Quizá lo peor de todo, en esta vida nuestra de aquí y ahora,
es sentir que no puedes, aunque bien que lo intentas, respetar a tus enemigos
como a ti mismo. Tampoco ellos, nos lo han dicho, te pueden respetar como dicen
respetarse a sí mismos; y así las divergencias entre unos y otros no pueden
sino eternizarse y las grietas crecen y la herida nos muestra nuestro interior
volcánico de magma airado, confuso, de combustión que dejará de contenerse a sí
misma y se expandirá cubriendo la tierra como el espíritu o el alma. Algo
similar, pues, al apocalipsis en alguna de esas versiones cinematográficas de serie
B. Siempre me conmovieron esos clásicos de cartón piedra, sus domésticos
efectos especiales y sus formidables héroes de pega: la terrible paradoja de no
saber cómo desprenderse del miedo, del desprecio, de la ignorancia y la
envidia. Cómo dejar de ser, en definitiva, los náufragos de este viaje a
ninguna parte. No se puede ir a ningún sitio con semejante bagaje de vergüenza.
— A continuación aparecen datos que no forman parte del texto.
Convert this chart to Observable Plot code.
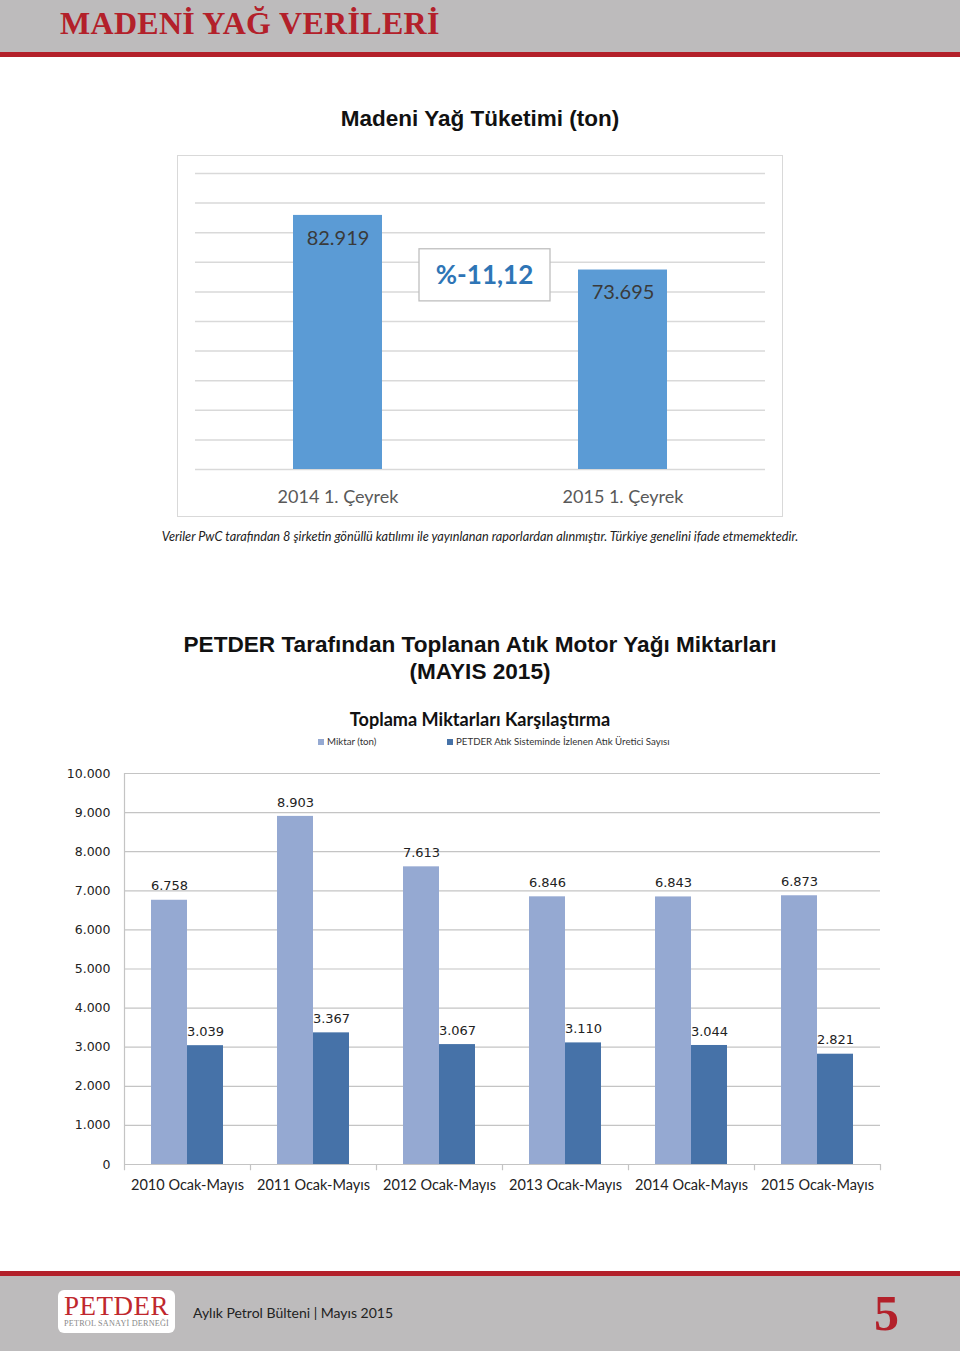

Pero estas cosas suceden cuando se prioriza la importancia
del ruido en las redes sociales, cuando lo que vale es celebrar la frase
ingeniosa, el exabrupto, el zasca, el meme por sobre la lenta digestión de un
lenguaje común y un estilo propio, por sobre la compleja construcción de un discurso,
el que fuere, capaz de conducirnos a algún lugar reconocible donde quepa algún
tipo de complicidad y entendimiento. Cualquier tipo de complicidad y
entendimiento. Ignoramos dónde para ese oasis.
Pero el espectáculo es el que es: una auténtica porquería de
guión, de paisaje y hasta de paisanaje, de representación, farsa o tragedia. El
domingo ya es 1 de octubre, pero eso es casi lo de menos, porque el teatro nos
importa muy poco. El problema sigue siendo otro. Sin respeto mutuo no hay
ninguna épica a la que aferrarse. No hay ninguna ética ni estética posibles. No
hay, tampoco, ninguna equidistancia (ese oxímoron tan poco viril y tramposo)
que enarbolar como si nos valiera con alguna síntesis de diseño para superar la
dialéctica de los siglos, el furor de las razas, las cíclicas migraciones de
los nómadas, la eterna agonía del hombre frente a su destino. No hay
posibilidad, en fin, de diálogo o negociación, de puesta en juego de algo que
no sea el paupérrimo orgullo herido.
Yo no movería un dedo sólo por orgullo. Dejaría que las
ruinas continuaran derrumbándose y que los molinos siguieran siendo gigantes
invisibles entre los labios invencibles del viento. España es esta tierra de
castillos en ruinas y desaforados molinos de aspas que chirrían, enloquecidas,
cuando toca moler el trigo y tomar, de alguna manera, partido decidido por lo
único que importa: la vida. Da igual si en común o separados, aunque no sea lo
mismo, por supuesto. Y por desgracia.